# Keel rollers



## Dadvocate (Jun 26, 2011)

So my next project is getting this boat to load easier. It is a tilt trailer but I launch at improved ramps. The trailer needs guide posts that I am making. The boat has slipped off the front keel roller and has scratched the botton twice. Does anyone think that a 8" keel roller will work alright in place of the current one. 
Current one








Proposed roller


----------



## Brett (Jul 16, 2008)

Or add small guide bunks forward to keep the hull centered. :-?


----------



## DuckNut (Apr 3, 2009)

Put bunks under it as well and creat a pocket for the boat to cradle in.


----------



## Dadvocate (Jun 26, 2011)

Thanks for the advice I'll install some boards.


----------



## topnative2 (Feb 22, 2009)

get a metal blade for ur skill saw and cut off the xcess on the rear roller--mark a line on it using the frame for the guide---looks better


----------



## DuckNut (Apr 3, 2009)

> cut off the xcess on the rear roller


You don't want to do that.
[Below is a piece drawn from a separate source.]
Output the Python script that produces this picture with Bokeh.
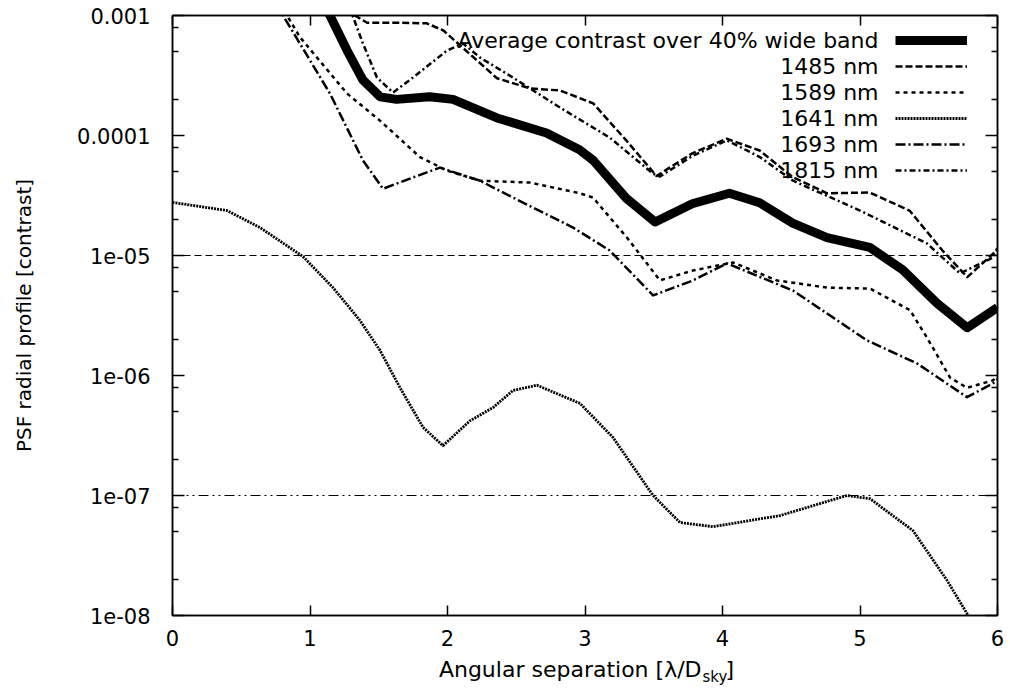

There will be no cross support to hold the gap and it may allow the gap to widen and then come out from behind the bolt and fall off.


----------



## topnative2 (Feb 22, 2009)

Dis agree----there is no weight on the roller it is simply used as a guide.....large fender washers will alleviate any concern

the weight needed to spread the cut frame u would need to bend the rollerbar....i don't think so!


----------